A new approach to direct the body to make a specific antibody against HIV led to sustained production of that antibody for more than a year among participants in a National Institutes of Health (NIH) clinical trial.
The drug-delivery technology uses a harmless virus to deliver an antibody gene into human cells, enabling the body to generate the antibody over an extended time. With further development, such a strategy could be applied to prevent and treat a wide variety of infectious diseases, according to the study investigators.
Researchers from NIH's National Institute of Allergy and Infectious Diseases (NIAID) reported the findings on March 9 in an oral presentation at the 2020 Conference on Retroviruses and Opportunistic Infections.
Antibodies are immune system proteins that help prevent or clear infections. Traditional vaccines induce the immune system to generate protective antibodies. Another approach to preventing infections is to deliver monoclonal antibodies—preparations of a specific antibody designed to bind to a single target—directly into people. Monoclonal antibodies also are used therapeutically, with many already approved for treating cancer, autoimmune diseases and other conditions and others being evaluated for treatment of infectious diseases, such as Ebola virus disease.

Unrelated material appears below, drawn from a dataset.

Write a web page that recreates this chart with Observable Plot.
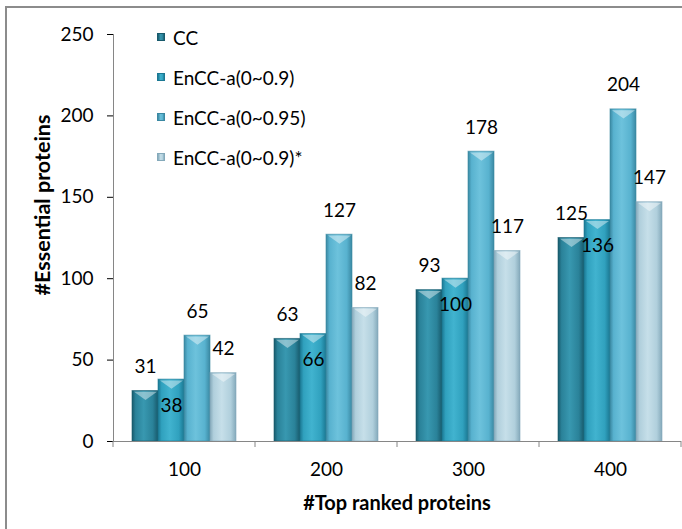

Administering proteins to people requires periodic injections or infusions to retain protective or therapeutic levels, which can be challenging, particularly in resource-limited settings. Delivery of antibody genes using a virus as a carrier, or vector, offers a potential alternative.
"Monoclonal antibodies hold enormous promise for preventing and treating both established and emerging infectious diseases," said NIAID Director Anthony S. Fauci, M.D. "Novel delivery platforms such as viral vectors could facilitate the future development and deployment of antibody-based prophylaxis and therapy, and these findings are a promising first step in that direction."
The drug-delivery system developed by scientists at NIAID's Vaccine Research Center (VRC) uses adeno-associated virus serotype 8 (AAV8) to deliver an antibody gene. AAVs—small viruses that do not cause disease in humans—have proven to be safe, well-tolerated vectors for gene therapy.
Building on this preclinical work, researchers designed a Phase 1 clinical trial known as VRC 603. It aims to assess the safety and tolerability of an AAV8 vector carrying an anti-HIV antibody gene in adults living with well-controlled HIV, and to evaluate whether it could cause human cells to produce the antibody. The vector carries the gene for an anti-HIV monoclonal antibody called VRC07, which was originally isolated from the blood of a person with HIV.
Study participants have not experienced any major side effects due to AAV8-VRC07. Some volunteers experienced transient mild tenderness at the injection site or mild muscle pain.
Administration of monoclonal antibody-based therapies sometimes results in a person's immune system developing antibodies against the therapy. Only three of the eight VRC 603 participants developed antibodies against VRC07; it is not yet clear whether these anti-drug antibodies could reduce VRC07's ability to neutralize HIV. The VRC 603 participants' HIV was kept under control with continued antiretroviral therapy during the trial.